If the inquisitors intend to go no further than the usual platitudes about “learning the lessons,” “fixing a broken market,” “making bids more transparent” and “making sure nothing like this ever happens again,” they may as well write their report now and spare themselves any further effort.

We’ve heard all the excuses for the repeated failures of rail privatisation before. We’ve even heard them in relation to the ECML franchise itself — twice.

In 2006, the Labour government tore up the £1.3 billion contract with GNER, which had just beaten off other bidders including Virgin to retain the franchise.

One of the few pledges kept by the company had been to boost fares. Meanwhile, its parent, the US-owned but Bermuda-registered Sea Containers Ltd, was heading for bankruptcy.

In 2007, a fresh contract was handed to National Express, which ended up paying £1.4bn in the expectation of making huge profits from the lucrative London-Edinburgh line.

Commentators warned at the time that these hopes might be misplaced, especially when high fares and complex ticketing arrangements act as a disincentive for many “second-class” travellers.

Sure enough, within two years National Express handed back the keys and — like GNER — was allowed to escape the financial obligations embedded in its contract.

Then began a “golden age” for the ECML.

A public-sector train operating company was set up to run the service. So-called Directly Operated Railways (DOR) became one of Britain’s most efficient and popular railway enterprises, handing a surplus of £1bn to the Treasury over the following five years.

That was clearly unacceptable to the Tories and their coalition little helpers, the Lib Dems. If there’s money to be made out of a public service, they believed, it must go to their sponsors in the private sector.

With DOR banned from tendering and then disbanded, a new franchise was awarded to a partnership between SNP paymaster Brian Souter’s Stagecoach group and Virgin, the business empire run by one of the Tories’ favourite privateers, Richard Branson, from his own privatised island in the Caribbean.

Once more, there were warnings that their £3.3bn bid was unrealistically high.
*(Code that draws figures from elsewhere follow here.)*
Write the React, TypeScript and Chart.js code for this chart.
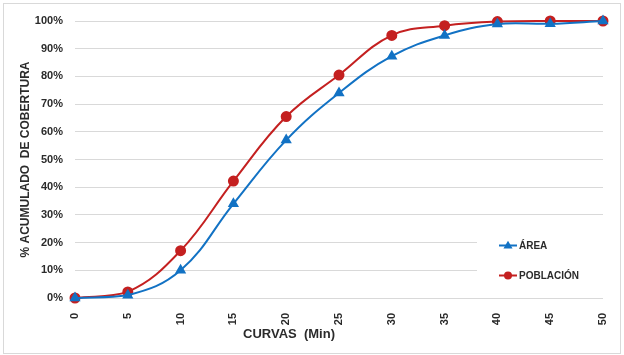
import React, { useEffect, useRef } from "react";
import { Chart, registerables } from "chart.js";

Chart.register(...registerables);

const categories = ["0", "5", "10", "15", "20", "25", "30", "35", "40", "45", "50"];
const area = [0, 1, 10, 34, 57, 74, 87.3, 94.8, 98.9, 99, 100];
const poblacion = [0, 2.2, 17.1, 42.2, 65.5, 80.5, 94.8, 98.3, 99.8, 100, 100];
const seriesNames = ["ÁREA", "POBLACIÓN"];
const yTitle = "% ACUMULADO  DE COBERTURA";
const xTitle = "CURVAS  (Min)";

const BLUE = "#1272C4";
const RED = "#C42020";
const FONT = "'Liberation Sans', Arial, sans-serif";
const TEXT = "#2b2b2b";

function drawMarker(ctx: CanvasRenderingContext2D, style: string, x: number, y: number, r: number, color: string) {
  ctx.save();
  ctx.fillStyle = color;
  ctx.beginPath();
  if (style === "triangle") {
    const s = r * 1.2;
    ctx.moveTo(x, y - s);
    ctx.lineTo(x + s * 0.95, y + s * 0.6);
    ctx.lineTo(x - s * 0.95, y + s * 0.6);
    ctx.closePath();
  } else {
    ctx.arc(x, y, r, 0, Math.PI * 2);
  }
  ctx.fill();
  ctx.restore();
}

const decorPlugin = {
  id: "decor",
  beforeDraw(chart: any) {
    const ctx = chart.ctx as CanvasRenderingContext2D;
    ctx.save();
    ctx.fillStyle = "#ffffff";
    ctx.fillRect(0, 0, chart.width, chart.height);
    ctx.strokeStyle = "#d9d9d9";
    ctx.lineWidth = 1;
    ctx.strokeRect(3.5, 3.5, chart.width - 7, chart.height - 5);
    ctx.restore();
  },
  afterDraw(chart: any) {
    const ctx = chart.ctx as CanvasRenderingContext2D;
    const ca = chart.chartArea;
    // legend inside the plot area
    ctx.save();
    ctx.fillStyle = "#ffffff";
    ctx.fillRect(ca.right - 126, ca.bottom - 72, 126, 64);
    const ys = [ca.bottom - 52.5, ca.bottom - 22.5];
    chart.data.datasets.forEach((ds: any, i: number) => {
      const y = ys[i];
      const x0 = ca.right - 104;
      ctx.strokeStyle = ds.borderColor;
      ctx.lineWidth = 2;
      ctx.beginPath();
      ctx.moveTo(x0, y);
      ctx.lineTo(x0 + 18, y);
      ctx.stroke();
      drawMarker(ctx, ds.pointStyle, x0 + 9, y, 4, ds.borderColor);
      ctx.fillStyle = TEXT;
      ctx.font = `bold 10px ${FONT}`;
      ctx.textBaseline = "middle";
      ctx.textAlign = "left";
      ctx.fillText(ds.label, x0 + 20, y + 0.5);
    });
    // x axis title
    ctx.fillStyle = TEXT;
    ctx.font = `bold 13px ${FONT}`;
    ctx.textAlign = "center";
    ctx.textBaseline = "alphabetic";
    ctx.fillText(xTitle, 289, 338);
    ctx.restore();
  },
};

export default function App() {
  const ref = useRef<HTMLCanvasElement | null>(null);
  useEffect(() => {
    if (!ref.current) return;
    const chart = new Chart(ref.current, {
      type: "line",
      data: {
        labels: categories,
        datasets: [
          {
            label: seriesNames[0],
            data: area,
            borderColor: BLUE,
            backgroundColor: BLUE,
            pointBackgroundColor: BLUE,
            pointBorderColor: BLUE,
            pointStyle: "triangle",
            pointRadius: 4.5,
            borderWidth: 2,
            tension: 0.4,
            clip: false,
          },
          {
            label: seriesNames[1],
            data: poblacion,
            borderColor: RED,
            backgroundColor: RED,
            pointBackgroundColor: RED,
            pointBorderColor: RED,
            pointStyle: "circle",
            pointRadius: 4.5,
            borderWidth: 2,
            tension: 0.4,
            clip: false,
          },
        ],
      },
      options: {
        animation: false,
        responsive: false,
        events: [],
        layout: { padding: { left: 0, top: 21, right: 21, bottom: 0 } },
        plugins: {
          legend: { display: false },
          tooltip: { enabled: false },
        },
        scales: {
          x: {
            type: "category",
            offset: false,
            grid: { display: false },
            border: { display: false },
            ticks: {
              minRotation: 90,
              maxRotation: 90,
              padding: 7,
              color: TEXT,
              font: { family: FONT, size: 11, weight: "bold" },
            },
            afterFit: (s: any) => {
              s.height = 57;
            },
          },
          y: {
            min: 0,
            max: 100,
            grid: { color: "#d9d9d9", lineWidth: 1, drawTicks: false },
            border: { display: false },
            ticks: {
              stepSize: 10,
              padding: 12,
              color: TEXT,
              font: { family: FONT, size: 11, weight: "bold" },
              callback: (v: any) => `${v}%`,
            },
            title: {
              display: true,
              text: yTitle,
              color: TEXT,
              padding: { top: 18, bottom: 0 },
              font: { family: FONT, size: 12, weight: "bold" },
            },
            afterFit: (s: any) => {
              s.width = 75;
            },
          },
        },
      },
      plugins: [decorPlugin],
    } as any);
    return () => chart.destroy();
  }, []);
  return (
    <div style={{ position: "absolute", left: 0, top: 0, width: 624, height: 355 }}>
      <canvas ref={ref} width={624} height={355} style={{ display: "block" }} />
    </div>
  );
}
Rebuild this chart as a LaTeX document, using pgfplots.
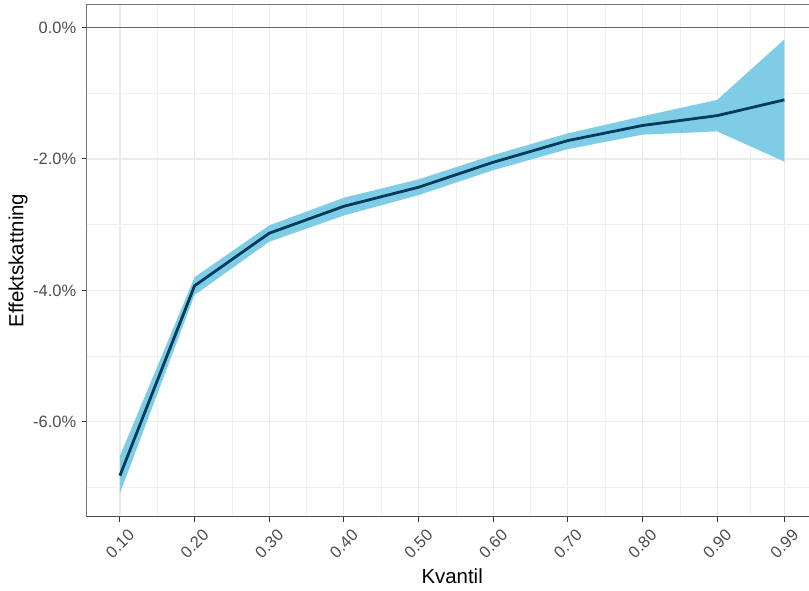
\documentclass[border=0pt]{standalone}
\usepackage{pgfplots}
\pgfplotsset{compat=1.18}
\usepackage{pgfplotstable}
\usepgfplotslibrary{fillbetween}
\usepackage{fontspec}
\setmainfont{Liberation Sans}
\definecolor{bandcol}{RGB}{126,204,229}
\definecolor{linecol}{RGB}{0,60,90}
\definecolor{gridcol}{RGB}{235,235,235}
\definecolor{ticklab}{RGB}{77,77,77}
\pgfplotstableread{
q    mid    lo     hi
0.10 -6.82 -7.09 -6.52
0.20 -3.93 -4.07 -3.80
0.30 -3.13 -3.26 -3.01
0.40 -2.72 -2.86 -2.59
0.50 -2.43 -2.55 -2.31
0.60 -2.05 -2.17 -1.94
0.70 -1.72 -1.85 -1.61
0.80 -1.49 -1.63 -1.35
0.90 -1.34 -1.58 -1.10
0.99 -1.10 -2.04 -0.18
}\datatable
\begin{document}
\begin{tikzpicture}
\begin{axis}[
  scale only axis,
  width=730.9bp, height=512.4bp,
  xmin=0.0555, xmax=1.0345,
  ymin=-7.445, ymax=0.3545,
  xtick={0.1,0.2,0.3,0.4,0.5,0.6,0.7,0.8,0.9,0.99},
  xticklabels={0.10,0.20,0.30,0.40,0.50,0.60,0.70,0.80,0.90,0.99},
  minor xtick={0.15,0.25,0.35,0.45,0.55,0.65,0.75,0.85,0.945},
  ytick={-6,-4,-2,0},
  yticklabels={-6.0\%,-4.0\%,-2.0\%,0.0\%},
  minor ytick={-7,-5,-3,-1},
  grid=both,
  major grid style={color=gridcol, line width=1.2bp},
  minor grid style={color=gridcol!80, line width=0.6bp},
  xtick pos=left, ytick pos=left,
  tick align=outside,
  major tick length=5bp,
  minor tick length=0pt,
  tick style={color=black!80, line width=1bp},
  axis line style={draw=black!55, line width=1bp},
  tick label style={font=\fontsize{16.5}{19}\selectfont, text=ticklab},
  yticklabel style={xshift=-2bp},
  xticklabel style={yshift=-22bp, rotate=45, anchor=center},
  every axis y label/.style={at={(axis description cs:-0.094,0.5)}, rotate=90, anchor=center},
  every axis x label/.style={at={(axis description cs:0.5,-0.1167)}, anchor=center},
  label style={font=\fontsize{20.5}{24}\selectfont},
  xlabel={Kvantil},
  ylabel={Effektskattning},
  clip=true,
]
\addplot[draw=none, name path=hi, forget plot] table[x=q, y=hi]{\datatable};
\addplot[draw=none, name path=lo, forget plot] table[x=q, y=lo]{\datatable};
\addplot[fill=bandcol, draw=none] fill between[of=hi and lo];
\addplot[color=black!60, line width=1.3bp] coordinates {(0.0555,0) (1.0345,0)};
\addplot[color=linecol, line width=2.8bp] table[x=q, y=mid]{\datatable};
\draw[black!70, line width=1.5bp] (rel axis cs:0,0) -- (rel axis cs:1,0);
\end{axis}
\pgfresetboundingbox
\path[use as bounding box] (-86.7bp,-74.3bp) rectangle (722.3bp,516.7bp);
\end{tikzpicture}
\end{document}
Sure enough, despite further hikes in ticket prices, the franchise has now hit the buffers.

Yet again, too, the railway pirates are being allowed to escape the contractual consequences of their greed, as Transport Secretary Chris Grayling desperately hunts around for a new franchise holder.
But the real problem is not that he is having difficulty finding an operator in the private sector.

It is that privatisation has turned Britain’s railway system into a complex, expensive, underinvested and inefficient mess.
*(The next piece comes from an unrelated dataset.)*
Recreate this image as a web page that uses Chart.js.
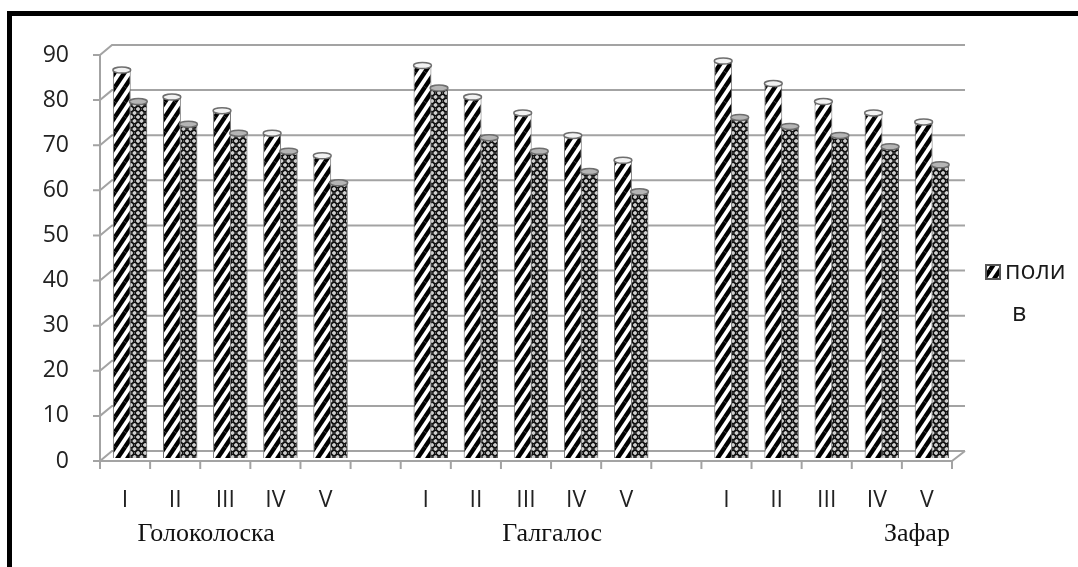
<!DOCTYPE html>
<html>
<head>
<meta charset="utf-8">
<script src="https://cdn.jsdelivr.net/npm/chart.js@4.4.1/dist/chart.umd.min.js"></script>
<style>
html,body{margin:0;padding:0;background:#fff;}
#wrap{width:1078px;height:567px;position:relative;}
</style>
</head>
<body>
<div id="wrap"><canvas id="c" width="1078" height="567"></canvas></div>
<script>
// ---- data ----
const categories = ["I","II","III","IV","V","","I","II","III","IV","V","","I","II","III","IV","V"];
const groups = ["Голоколоска","Галгалос","Зафар"];
const seriesPoliv = [86, 80, 77, 72, 67, null, 87, 80, 76.5, 71.5, 66, null, 88, 83, 79, 76.5, 74.5];
const seriesSecond = [79, 74, 72, 68, 61, null, 82, 71, 68, 63.5, 59, null, 75.5, 73.5, 71.5, 69, 65];
const seriesNames = ["полив", "без полива"];
const yTicks = [0,10,20,30,40,50,60,70,80,90];

// ---- patterns ----
function stripePattern(){
  const w=10,h=15,c=document.createElement('canvas');c.width=w;c.height=h;
  const g=c.getContext('2d');
  g.fillStyle='#ffffff';g.fillRect(0,0,w,h);
  g.strokeStyle='#000';g.lineWidth=4.4;
  for(const dx of [-w,0,w])for(const dy of [-h,0,h]){
    g.beginPath();g.moveTo(dx,h+dy);g.lineTo(w+dx,dy);g.stroke();
  }
  return g.createPattern(c,'repeat');
}
function meshPattern(){
  const w=7,h=8,c=document.createElement('canvas');c.width=w;c.height=h;
  const g=c.getContext('2d');
  g.fillStyle='#cfcfcf';g.fillRect(0,0,w,h);
  g.strokeStyle='#111';g.lineWidth=1.4;
  const pts=[[3.5,4],[0,0],[7,0],[0,8],[7,8]];
  for(const [x,y] of pts){g.beginPath();g.ellipse(x,y,2.7,2.6,0,0,Math.PI*2);g.stroke();}
  return g.createPattern(c,'repeat');
}
const pStripe=stripePattern(), pMesh=meshPattern();

const BACK_DX=12, BACK_DY=-10, BAR_DX=5, BAR_DY=-3;
const GRID='#a3a3a3';
const SANS='"Open Sans", "Noto Sans", sans-serif';

const frame3d={
  id:'frame3d',
  beforeDraw(chart){
    const ctx=chart.ctx;
    ctx.save();
    ctx.fillStyle='#fff';ctx.fillRect(0,0,chart.width,chart.height);
    ctx.fillStyle='#000';
    ctx.fillRect(7,11,5,chart.height);
    ctx.fillRect(7,11,chart.width,5);
    ctx.restore();
  },
  beforeDatasetsDraw(chart){
    const ctx=chart.ctx, y=chart.scales.y, a=chart.chartArea;
    ctx.save();
    ctx.strokeStyle=GRID;ctx.lineWidth=2;
    for(const v of yTicks){
      const py=y.getPixelForValue(v);
      ctx.beginPath();
      ctx.moveTo(a.left-7,py);ctx.lineTo(a.left,py);
      ctx.lineTo(a.left+BACK_DX,py+BACK_DY);
      ctx.lineTo(a.right+BACK_DX+1,py+BACK_DY);
      ctx.stroke();
    }
    ctx.beginPath();ctx.moveTo(a.left,y.getPixelForValue(90));ctx.lineTo(a.left,y.getPixelForValue(0));ctx.stroke();
    const p0=y.getPixelForValue(0);
    ctx.beginPath();ctx.moveTo(a.left,p0);ctx.lineTo(a.right,p0);ctx.lineTo(a.right+BACK_DX+1,p0+BACK_DY);ctx.stroke();
    const n=categories.length, step=(a.right-a.left)/n;
    for(let i=0;i<=n;i++){
      const px=a.left+i*step;
      ctx.beginPath();ctx.moveTo(px,p0);ctx.lineTo(px,p0+8);ctx.stroke();
    }
    ctx.restore();
    ctx.save();
    ctx.translate(BAR_DX,BAR_DY);
  },
  afterDatasetsDraw(chart){
    const ctx=chart.ctx;
    chart.data.datasets.forEach((ds,di)=>{
      const meta=chart.getDatasetMeta(di);
      meta.data.forEach((el,i)=>{
        if(ds.data[i]==null)return;
        const p=el.getProps(['x','y','width'],true);
        ctx.beginPath();
        ctx.ellipse(p.x,p.y,p.width/2,3,0,0,Math.PI*2);
        ctx.fillStyle=di===0?'#f2f2f2':'#b5b5b5';
        ctx.fill();
        ctx.strokeStyle='#6e6e6e';ctx.lineWidth=1.5;ctx.stroke();
      });
    });
    ctx.restore();
  },
  afterDraw(chart){
    const ctx=chart.ctx, a=chart.chartArea;
    const step=(a.right-a.left)/categories.length;
    ctx.save();
    ctx.font='26px "Liberation Serif", "Times New Roman", serif';
    ctx.fillStyle='#111';ctx.textAlign='center';ctx.textBaseline='alphabetic';
    const anchors=[1.62,8.52,15.8];
    groups.forEach((g,i)=>{ctx.fillText(g,a.left+(anchors[i]+0.5)*step,541);});
    const lx=985, ly=264, s=16;
    ctx.fillStyle=pStripe;ctx.fillRect(lx,ly,s,s);
    ctx.strokeStyle='#555';ctx.lineWidth=2;ctx.strokeRect(lx+1,ly+1,s-2,s-2);
    ctx.font='25px '+SANS;ctx.fillStyle='#1a1a1a';ctx.textAlign='left';ctx.textBaseline='middle';
    const name=seriesNames[0];
    ctx.fillText(name.slice(0,4),1005,272);
    ctx.fillText(name.slice(4),1012,314);
    ctx.restore();
  }
};

function build(){
new Chart(document.getElementById('c'),{
  type:'bar',
  data:{
    labels:categories,
    datasets:[
      {label:seriesNames[0],data:seriesPoliv,backgroundColor:pStripe,borderColor:'#6e6e6e',borderWidth:1,order:0,
       categoryPercentage:0.66,barPercentage:1.08},
      {label:seriesNames[1],data:seriesSecond,backgroundColor:pMesh,borderColor:'#555',borderWidth:1,order:1,
       categoryPercentage:0.66,barPercentage:1.08}
    ]
  },
  options:{
    responsive:false,animation:false,devicePixelRatio:1,
    layout:{padding:{left:0,top:55,right:126,bottom:0}},
    plugins:{legend:{display:false},tooltip:{enabled:false}},
    datasets:{bar:{clip:false}},
    scales:{
      x:{
        grid:{display:false},border:{display:false},
        ticks:{autoSkip:false,maxRotation:0,padding:18,color:'#222',font:{family:SANS,size:23}},
        afterFit(s){s.height=106;}
      },
      y:{
        min:0,max:90,
        grid:{display:false},border:{display:false},
        ticks:{stepSize:10,padding:23,color:'#222',font:{family:SANS,size:23}},
        afterFit(s){s.width=100;}
      }
    }
  },
  plugins:[frame3d]
});
}
Promise.all([
  document.fonts.load('22px "Open Sans"'),
  document.fonts.load('26px "Liberation Serif"')
]).then(build, build);
</script>
</body>
</html>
On the ECML alone, seven other companies operate passenger services on parts of the line, together with four different freight companies.

Will the four Tories and the single SNP and DUP members of the transport committee reach the obvious conclusion, namely, that such a vital public service should be taken into public ownership and run for the public good?

That is Labour’s policy and another good reason to win a left-led Labour government as soon as possible.

It is also an excellent reason to ensure that such a government is not enmeshed in the EU Commission’s Fourth Railway Package, which seeks to create a “single European railway area” based largely on Britain’s fragmented and privatised model.